Your goal: Extract, exactly as written, each line from the start of the records below to the line containing "ax.yaxis.set_minor_locator(MultipleLocator(25))", both ends included; drop the pictures.

========================================================================

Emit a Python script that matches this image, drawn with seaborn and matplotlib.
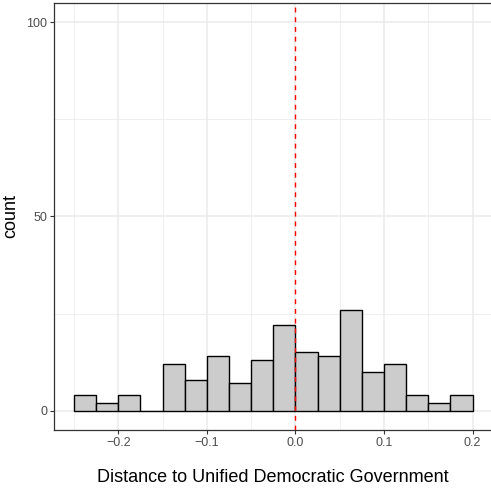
import numpy as np
import pandas as pd
import matplotlib
matplotlib.use("Agg")
import matplotlib.pyplot as plt
from matplotlib.ticker import MultipleLocator
import seaborn as sns

# histogram counts, bins of width 0.025 from -0.25 to 0.2
bin_edges = [-0.25, -0.225, -0.2, -0.175, -0.15, -0.125, -0.1, -0.075, -0.05, -0.025,
             0.0, 0.025, 0.05, 0.075, 0.1, 0.125, 0.15, 0.175, 0.2]
counts = [4, 2, 4, 0, 12, 8, 14, 7, 13, 22, 15, 14, 26, 10, 12, 4, 2, 4]
x_ticks = [-0.2, -0.1, 0.0, 0.1, 0.2]
x_ticklabels = ["\u22120.2", "\u22120.1", "0.0", "0.1", "0.2"]
y_ticks = [0, 50, 100]

mids = [(a + b) / 2 for a, b in zip(bin_edges[:-1], bin_edges[1:])]
df = pd.DataFrame({"distance": mids, "n": counts})

sns.set_style("white")
plt.rcParams["font.family"] = ["Liberation Sans", "DejaVu Sans"]

fig = plt.figure(figsize=(4.91, 4.90), dpi=100)
ax = fig.add_axes([54 / 491, 60 / 490, (492.5 - 54) / 491, 427 / 490])

sns.histplot(data=df, x="distance", weights="n", bins=bin_edges, ax=ax,
             color="#CCCCCC", edgecolor="black", linewidth=1.0, alpha=1)
ax.axvline(0, color="red", linewidth=1.0, linestyle=(0, (3.5, 3.5)), zorder=5)

ax.set_xlim(-0.2725, 0.2225)
ax.set_ylim(-5, 105)
ax.set_xticks(x_ticks)
ax.set_xticklabels(x_ticklabels)
ax.set_yticks(y_ticks)
ax.xaxis.set_minor_locator(MultipleLocator(0.05))
ax.yaxis.set_minor_locator(MultipleLocator(25))

ax.set_axisbelow(True)
ax.grid(which="major", color="#EBEBEB", linewidth=1.1)
ax.grid(which="minor", color="#EBEBEB", linewidth=0.55)
ax.tick_params(which="major", length=3, width=0.8, color="#333333",
               labelcolor="#4D4D4D", labelsize=9, pad=2,
               bottom=True, left=True)
ax.tick_params(which="minor", length=0)
for s in ax.spines.values():
    s.set_color("#333333")
    s.set_linewidth(0.9)

ax.set_xlabel("Distance to Unified Democratic Government", fontsize=13, color="black")
ax.set_ylabel("count", fontsize=13, color="black")
ax.xaxis.set_label_coords(0.5, -39 / 427)
ax.yaxis.set_label_coords(-35 / 438.5, 0.5)

fig.savefig("out.png", dpi=100)
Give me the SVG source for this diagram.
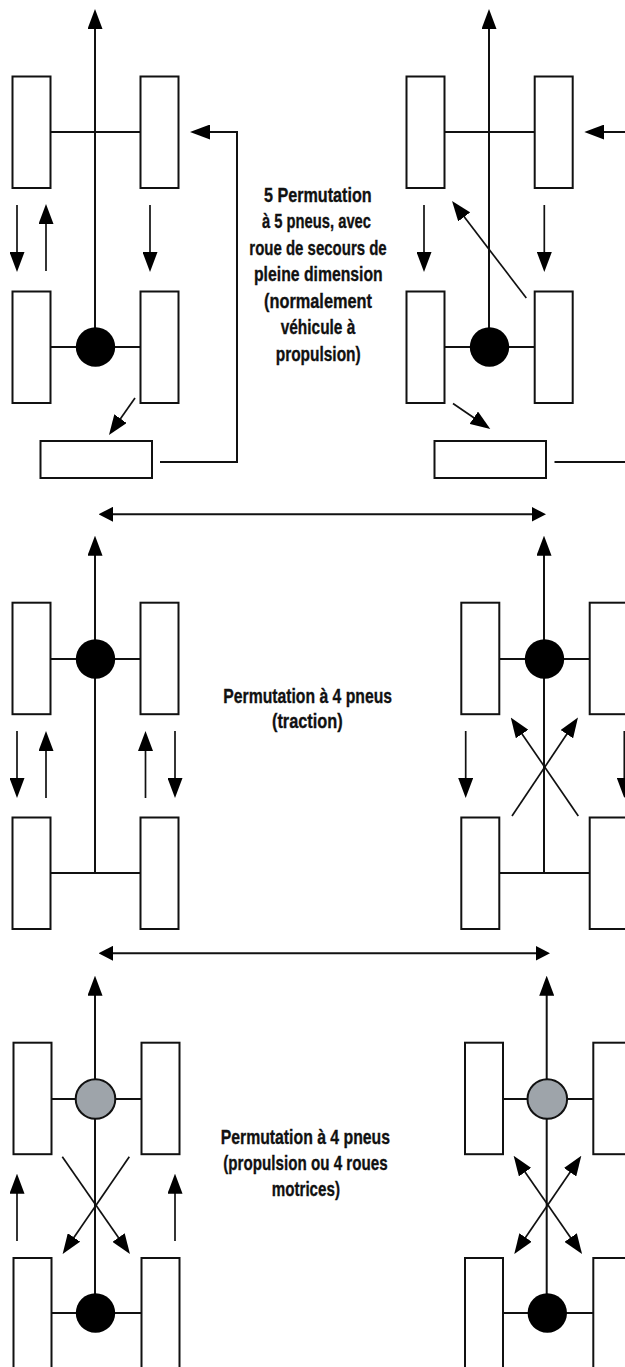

========================================================================

Expected output:
Emit a Python script that matches this image, drawn with seaborn and matplotlib.
import numpy as np
import pandas as pd
import matplotlib
matplotlib.use("Agg")
import matplotlib.pyplot as plt
from matplotlib.ticker import MultipleLocator
import seaborn as sns

# histogram counts, bins of width 0.025 from -0.25 to 0.2
bin_edges = [-0.25, -0.225, -0.2, -0.175, -0.15, -0.125, -0.1, -0.075, -0.05, -0.025,
             0.0, 0.025, 0.05, 0.075, 0.1, 0.125, 0.15, 0.175, 0.2]
counts = [4, 2, 4, 0, 12, 8, 14, 7, 13, 22, 15, 14, 26, 10, 12, 4, 2, 4]
x_ticks = [-0.2, -0.1, 0.0, 0.1, 0.2]
x_ticklabels = ["\u22120.2", "\u22120.1", "0.0", "0.1", "0.2"]
y_ticks = [0, 50, 100]

mids = [(a + b) / 2 for a, b in zip(bin_edges[:-1], bin_edges[1:])]
df = pd.DataFrame({"distance": mids, "n": counts})

sns.set_style("white")
plt.rcParams["font.family"] = ["Liberation Sans", "DejaVu Sans"]

fig = plt.figure(figsize=(4.91, 4.90), dpi=100)
ax = fig.add_axes([54 / 491, 60 / 490, (492.5 - 54) / 491, 427 / 490])

sns.histplot(data=df, x="distance", weights="n", bins=bin_edges, ax=ax,
             color="#CCCCCC", edgecolor="black", linewidth=1.0, alpha=1)
ax.axvline(0, color="red", linewidth=1.0, linestyle=(0, (3.5, 3.5)), zorder=5)

ax.set_xlim(-0.2725, 0.2225)
ax.set_ylim(-5, 105)
ax.set_xticks(x_ticks)
ax.set_xticklabels(x_ticklabels)
ax.set_yticks(y_ticks)
ax.xaxis.set_minor_locator(MultipleLocator(0.05))
ax.yaxis.set_minor_locator(MultipleLocator(25))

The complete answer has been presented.